Two-log-convexity of the Catalan-Larcombe-French sequence

Abstract

The Catalan-Larcombe-French sequence \(\{P_{n}\}_{n\geq0}\) arises in a series expansion of the complete elliptic integral of the first kind. It has been proved that the sequence is log-balanced. In the paper, by exploring a criterion due to Chen and Xia for testing 2-log-convexity of a sequence satisfying three-term recurrence relation, we prove that the new sequence \(\{P^{2}_{n}-P_{n-1}P_{n+1}\}_{n\geq1}\) are strictly log-convex and hence the Catalan-Larcombe-French sequence is strictly 2-log-convex.

1 Introduction

This paper is concerned with the log-behavior of the Catalan-Larcombe-French sequence. To begin with, let us recall that a sequence \(\{z_{n}\}_{n\geq0}\) is said to be log-concave if

$$ z_{n}^{2}\geq z_{n+1}z_{n-1}, \quad\mbox{for } n\geq1, $$

(1.1)

and it is log-convex if

$$ z_{n}^{2}\leq z_{n+1}z_{n-1}, \quad\mbox{for } n\geq1. $$

(1.2)

Meanwhile, the sequence \(\{z_{n}\}_{n\geq0}\) is called strictly log-concave (resp. log-convex) if the inequality in (1.1) (resp. (1.2)) is strict for all \(n\geq1\). We call \(\{z_{n}\}_{n\geq0}\) log-balanced if the sequence itself is log-convex while \(\{\frac{z_{n}}{n!}\}_{n\geq0}\) is log-concave.

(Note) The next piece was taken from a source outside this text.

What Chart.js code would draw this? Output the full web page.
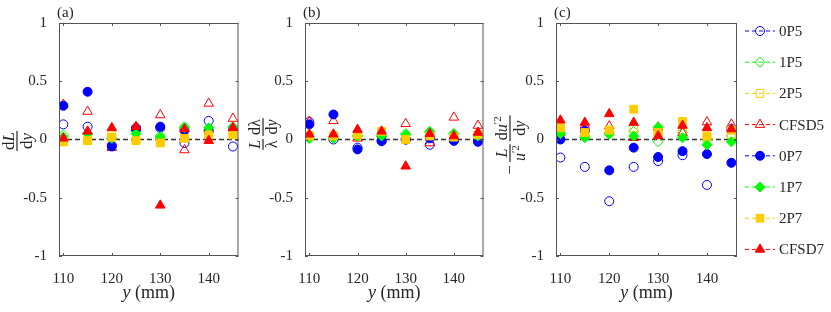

Given a sequence \(A=\{z_{n}\}_{n\geq0}\), define the operator \(\mathcal {L}\) by

$$\mathcal{L}(A)=\{s_{n}\}_{n\geq0}, $$

where \(s_{n}=z_{n-1}z_{n+1}-z_{n}^{2}\) for \(n\geq1\). We say that \(\{z_{n}\} _{n\geq0}\) is k-log-convex (resp. k-log-concave) if \(\mathcal{L}^{j}(A)\) is log-convex (resp. log-concave) for all \(j=0,1,\ldots,k-1\), and that \(A=\{z_{n}\}_{n\geq0}\) is ∞-log-convex (resp. ∞-log-concave) if \(\mathcal{L}^{k}(A)\) is log-convex (resp. log-concave) for any \(k\geq0\). Similarly, we can define strict k-log-concavity or strict k-log-convexity of a sequence.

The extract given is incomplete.